News from around the world 🌎:
- 🇷🇺 Vladimir Putin’s new law, signed on August 28, 2025, empowers Russian police to freeze bank accounts for up to 10 days without court orders and mandates banks to share records within 3 days (or 24 hours electronically).
- 🇮🇷 Last week, Iran’s regime seized the homes, vehicles, and assets of 20 Baháʼí families under Article 49 of the constitution, misusing the law without evidence or due process to target the country’s largest non Muslim religious minority, freezing their bank accounts and blocking transactions as part of a broader persecution campaign driven by Ayatollah Khamenei’s fatwa.
- 🇸🇾 Syria’s central bank announced it will revalue the pound in December 2025, removing two zeros and issuing new banknotes to restore confidence and gain oversight over an estimated 40 trillion pounds circulating outside the banking system, despite the currency’s 99% value loss since 2011, though this move is seen as a superficial fix that fails to address deep monetary dysfunction.
- 🇹🇭 The Bank of Thailand announced new rules limiting daily money transfers to 50,000 baht ($1,400) by the end of 2025, claiming to protect against online scams, but the cap risks disrupting legitimate transactions for individuals, nonprofits, and activists, potentially serving as a tool for the Thai regime to expand financial control and suppress dissent.
- 🇧🇴 Bolivia’s Aug. 17, 2025, election ended the Movimiento al Socialismo party’s nearly two decade rule, leading to a historic runoff between Sen. Rodrigo Paz Pereira and former President Jorge Quiroga amid the country’s worst economic crisis in over 30 years, with inflation at its highest since 1991, widespread shortages, and a surge in Bitcoin activity as Bolivians turn to digital assets to protect savings and transact outside the failing state controlled financial system.

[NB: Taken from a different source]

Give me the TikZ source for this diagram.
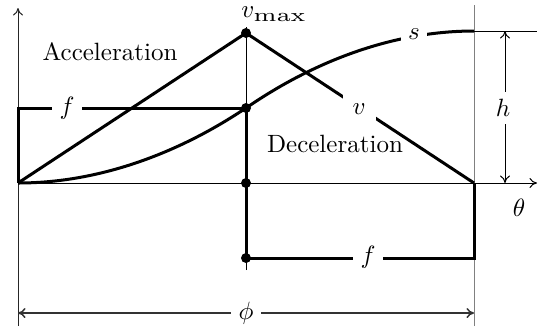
\documentclass[tikz,border=0pt]{standalone}
\usepackage{graphicx}
\usetikzlibrary{arrows.meta}
\begin{document}
\begin{tikzpicture}[x=0.4pt,y=-0.4pt,
  thin line/.style={line width=0.4pt},
  thick line/.style={line width=1.2pt},
  dot/.style={circle,fill=black,inner sep=0pt,minimum size=4pt},
  gap label/.style={fill=white,inner sep=3pt},
  axis arrow/.style={-{To[length=3pt,width=4pt]}},
  dim arrow/.style={{To[length=3pt,width=4pt]}-{To[length=3pt,width=4pt]}}]
\useasboundingbox (0,0) rectangle (538,329);
% key points
\coordinate (O) at (18,183);
\coordinate (Ytop) at (18,8);
\coordinate (Ybot) at (18,326);
\coordinate (Xend) at (537,183);
\coordinate (Mtop) at (246,27);
\coordinate (Mbot) at (246,270);
\coordinate (Rtop) at (474,5);
\coordinate (Rbot) at (474,326);
\coordinate (F) at (18,108);
\coordinate (E) at (474,183);
\coordinate (G) at (474,258);
\coordinate (T) at (474,31);
\coordinate (Tend) at (537,31);
\coordinate (Hb) at (505,183);
\coordinate (Ht) at (505,31);
\coordinate (Pl) at (18,313);
\coordinate (Pr) at (474,313);
% thin axes and guides
\draw[thin line,black!85,axis arrow] (Ybot) -- (Ytop);
\draw[thin line,axis arrow] (O) -- (Xend);
\draw[thin line] (Mbot) -- (Mtop);
\draw[thin line,gray] (Rbot) -- (Rtop);
\draw[thin line] (T) -- (Tend);
% dots nodes
\node[dot] (A) at (246,33) {};
\node[dot] (M) at (246,108) {};
\node[dot] (B) at (246,183) {};
\node[dot] (C) at (246,258) {};
% velocity
\draw[thick line] (O) -- (A.center) -- (E);
% force
\draw[thick line] (O) -- (F) -- (M.center) -- (C.center) -- (G) -- (E);
% displacement
\draw[thick line] (O) parabola (M.center) parabola[bend at end] (T);
% gap labels
\node[gap label] (fl) at (67,108) {$f$};
\node[gap label] (fr) at (368,257) {$f$};
\node[gap label,inner sep=4pt] (vl) at (359,109) {$v$};
\node[gap label] (sl) at (414,34) {$s$};
% dimensions
\draw[thin line,dim arrow] (Hb) -- (Ht);
\node[gap label] (hl) at (503,108) {$h$};
\draw[line width=0.6pt,black!80,dim arrow] (Pl) -- (Pr);
\node[gap label] (phil) at (246,313) {$\phi$};
% text
\node (vmax) at (274,14) {$v_{\scalebox{1.4}[1.05]{$\scriptstyle\max$}}$};
\node (theta) at (519,208) {$\theta$};
\node (acc) at (110,52) {Acceleration};
\node (dec) at (335,144) {Deceleration};
\end{tikzpicture}
\end{document}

- 🌎 🏦 Economists at the Bank for International Settlements proposed a framework banning coins from non-custodial wallets from being accepted by regulated exchanges, introducing “compliance scores” to deem only verified wallet funds as “clean” for fiat conversion, a move framed as a “culture of duty of care” but criticized for ignoring the reliance of dissidents, nonprofits, and civil society in authoritarian states on financial privacy for secure transactions and protection from retaliation.